Claude se recoucha et tourna le dos à l'étrangère. Elle savait qu'elle se conduisait impoliment, mais ne pouvait supporter l'idée que quelqu’un eût osé amener un chien sous son toit Dagobert sauta sur le lit de Claude pour y dormir comme à l'ordinaire. Berthe observa son manège d'un air approbateur.

« Quelle bonne idée ! s'écria-t-elle. Papa laisse ma chienne coucher dans ma chambre, à la condition qu'elle dorme dans son panier, mais pas sur mon lit Demain soir, elle dormira sur mes pieds, comme celui-là !

— Non ! rugit Claude, soudain dressée. Aucun chien n'est admis dans ma chambre, excepté Dagobert ! »

Annie grogna et se retourna dans son lit.

« Taisez-vous toutes les deux, dit la maman. Vous allez réveiller Annie. Vous discuterez quand il fera jour. »

Berthe n'insista pas.

Elle sentait le sommeil la gagner, ses yeux se fermaient tout seuls. Elle dit d'une voix presque indistincte :

« Merci, tante Cécile, et bonne nuit. »

Elle tomba endormie en prononçant le dernier mot.

Tante Cécile prit le bol vide et se dirigea vers la porte.

« Claude… », dit-elle d'un ton de reproche.

La fillette ne bougea pas. Elle savait que sa mère était mécontente de son attitude. Aussi fit-elle semblant de dormir pour éviter une semonce.

« Claude, je suis sûre que tu m'entends. Tu devrais avoir honte de te conduire de la sorte. J'espère que demain matin tu te montreras un peu plus civilisée », dit sa mère.

Puis elle quitta la chambre et alla voir la chienne de Berthe. Elle la prit dans ses bras et la porta dans la niche de Dagobert, au fond du jardin. La chienne s'y trouva en sécurité, sans pouvoir se sauver, car cette niche fermait par une petite porte.

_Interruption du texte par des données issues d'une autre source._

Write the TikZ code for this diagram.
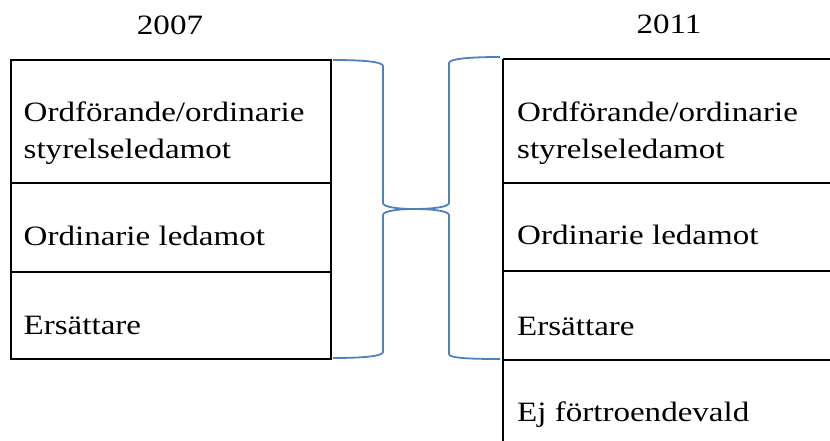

« Que va-t-il se passer demain ? se demandait la maman avec inquiétude. Claude est d'humeur difficile et les deux chiens vont sûrement nous causer des ennuis… Berthe semble assez douce, fort heureusement. Peut-être que tout ira mieux que je ne le pense ! »

Malheureusement, l'optimisme de tante Cécile ne devait pas se justifier le lendemain.